If we want manufacturing to come back, it probably requires a weak dollar, which means other problems.

But maybe this concern is all wrong, because, to the contrary of those same media and politicians, the US is, in fact, one of the world’s very top manufacturers, like top 2-3 or so. But more of it is automated and doesn’t require as much manual labor. And much of it is consumed here in the US.

Yet another paradox is the Resource Curse, which afflicts oil exporting nations by making their currencies strong, causing them to be wealthy enough to import a lot but remain undeveloped. We’re now a top petroleum exporter, so maybe we are suffering/benefiting from that dynamic more than ever now too. 🤯
 
Wow!
Another great informative thread. Very interesting to say the least. Thanks for the read.
 
^^^^^^ I follow that. It’s fascinating to see the logical market reasons for US manufacturing decline beneath the typical media and politician explanations of “greedy unions” and “greedy corporations”. There is no one to blame, really.

If we want manufacturing to come back, it probably requires a weak dollar, which means other problems.

But maybe this concern is all wrong, because, to the contrary of those same media and politicians, the US is, in fact, one of the world’s very top manufacturers, like top 2-3 or so. But more of it is automated and doesn’t require as much manual labor. And much of it is consumed here in the US.
Blame falls squarely on the shoulders of the exporters who deliberately run a trade surplus (Germany, Japan, Taiwan, S Korea, Netherlands, and of course, China). If they choose to continue there’s little we can do, This is why tariffs usually don’t work for advanced economies. Warren Buffet’s suggestion to limit imports to only the amount exported by way of vouchers is clever and would certainly help.

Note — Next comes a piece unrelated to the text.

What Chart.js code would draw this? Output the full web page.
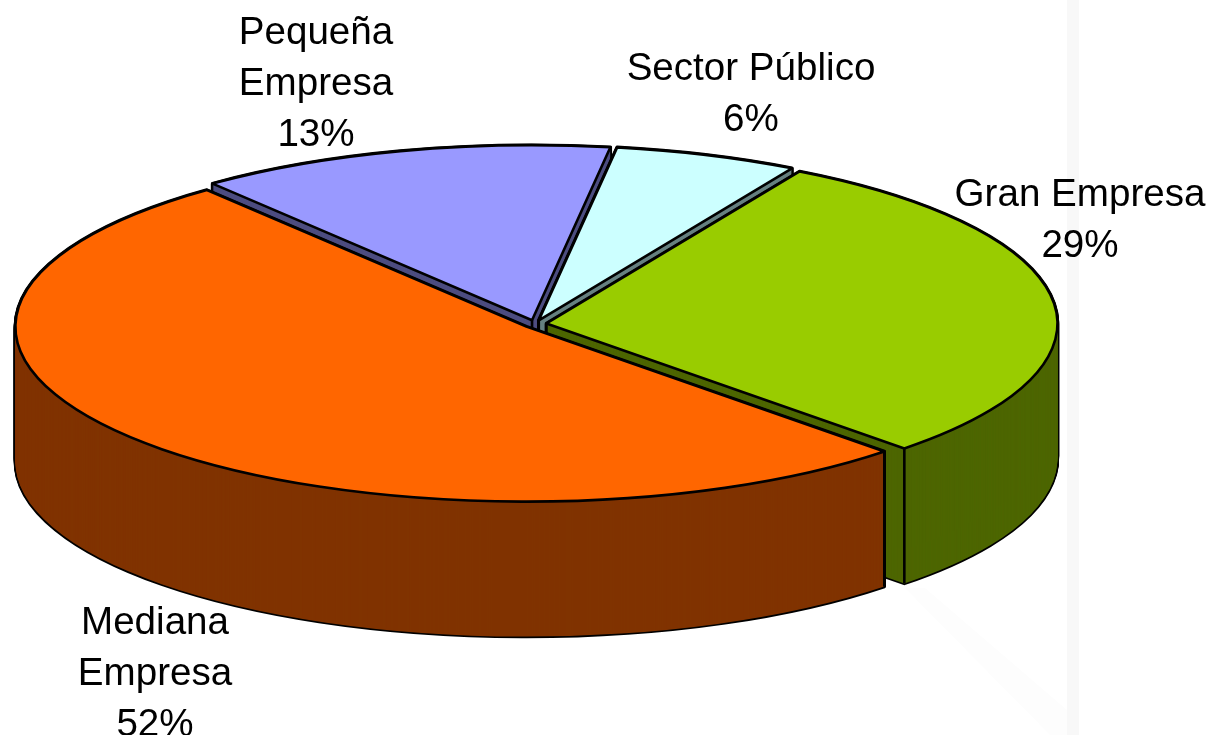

Would we like some of those jobs back? You bet we would. Autos, for example, would probably generate more than 1M new jobs.

The trade deficit also leads to increased public debt, $ for $. If you look at the US primary deficit, it’s pretty much the same amount as the tread deficit. Not a coincidence.
 
Yes. But if it’s in those countries’ best interest, who can blame them? Meanwhile, our US debt and deficits mushroom because of our trade policy, putting the lie to the reasons the media love:

- Evil corporations and their respective politicians
- Evil unions and their respective politicians
- Insanely high corporate taxes and regulations
- Excessively expensive public assistance programs and we just need to cut government spending

Our debt and deficits are the evil twin and result of our otherwise desirable and intentional strong dollar policy over many decades - the flip side of making the dollar the global reserve currency. There is no free lunch in nature or economics.